What followed was a group of people making assumptions based on this description — and not on my script or anything I had written personally — who launched an unfortunately successful reactionary campaign. Comments typically made my series a stand-in for all their frustrations with previous Hollywood portrayals of Muslims and Islam and leapt to wild and incorrect conclusions about its intentions and content. The only gossip site that pretended to “report” on the actual script [Buzzfeed] did a hit job with the title for its article written before reading Page 1, and it ironically destroyed its own credibility by not recognizing a common Arab name and claiming Saudis wear burkas. A mob formed, made up its mind, then rushed to destroy a valuable opportunity for furthering the cause of women worldwide. ABC Family pulled the plug on the show on March 21, just four days after the pilot was picked up.

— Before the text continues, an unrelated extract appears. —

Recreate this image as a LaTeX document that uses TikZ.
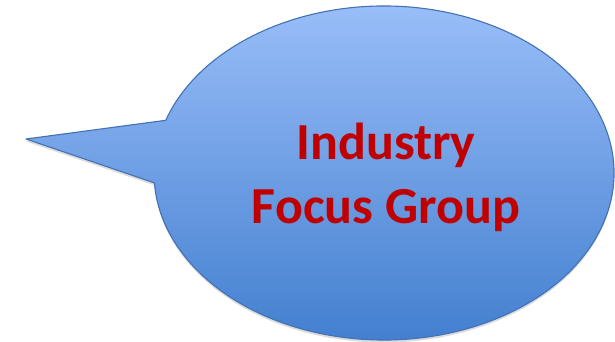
\documentclass[tikz,border=0pt]{standalone}
\usepackage{fontspec}
\setmainfont{Carlito}
\usepackage{tikz}
\usetikzlibrary{positioning,shadows}

\definecolor{bubbletop}{RGB}{158,193,251}
\definecolor{bubblebottom}{RGB}{62,124,205}
\definecolor{bubbleline}{RGB}{66,114,180}
\definecolor{labelred}{RGB}{192,0,0}

\begin{document}
\begin{tikzpicture}[x=1pt,y=-1pt]
			% Define styles
			\tikzset{bubble/.style={draw=bubbleline, line width=1.1pt, line join=round,
					top color=bubbletop, bottom color=bubblebottom,
					drop shadow={shadow xshift=0pt, shadow yshift=-2.5pt, fill=black!35, opacity=0.4}},
				label/.style={font=\bfseries\fontsize{52}{64}\selectfont, text=labelred, align=center}}
			
			\useasboundingbox (0,0) rectangle (615,342);
			
			% Speech bubble
			\coordinate (c) at (384,173);
			\coordinate (tip) at (26,139);
			\path (c) ++(198.4:230 and 167) coordinate (upper);
			\draw[bubble] (tip) -- (upper)
				arc[start angle=198.4, end angle=536.6, x radius=230, y radius=167] -- cycle;
			
			% Text
			\node[label] (title) at (386,177) {Industry\\Focus Group};
		\end{tikzpicture}
\end{document}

The fact is the intended series could have been a step in the right direction for all cultures and all women, sparking greater tolerance, understanding and empathy. As of a week ago a show already existed that had made it past all the many hurdles others have stumbled at before. Not only had it been picked up to pilot but the order for 10 scripts was a vote of confidence that it would have had staying power and support at the network. Success was easily within reach to achieve a goal many in the Muslim community want: a series that showed them fairly and with admiration and complexity, that would give opportunities to Arab writers and Arab actors. Blinded by the stereotype the mob had of the typical Hollywood writer, however, those imminent jobs have now disappeared. That is no victory, in any form, for anyone.
Brooke Eikmeier is a writer-producer who spent 10 years as an assistant and script coordinator in writers rooms, earning her first credit on Boston Legal before joining the U.S. Army as a cryptologic linguist in the Arabic language. She received an honorable discharge in September 2013 and is now developing a range of other projects.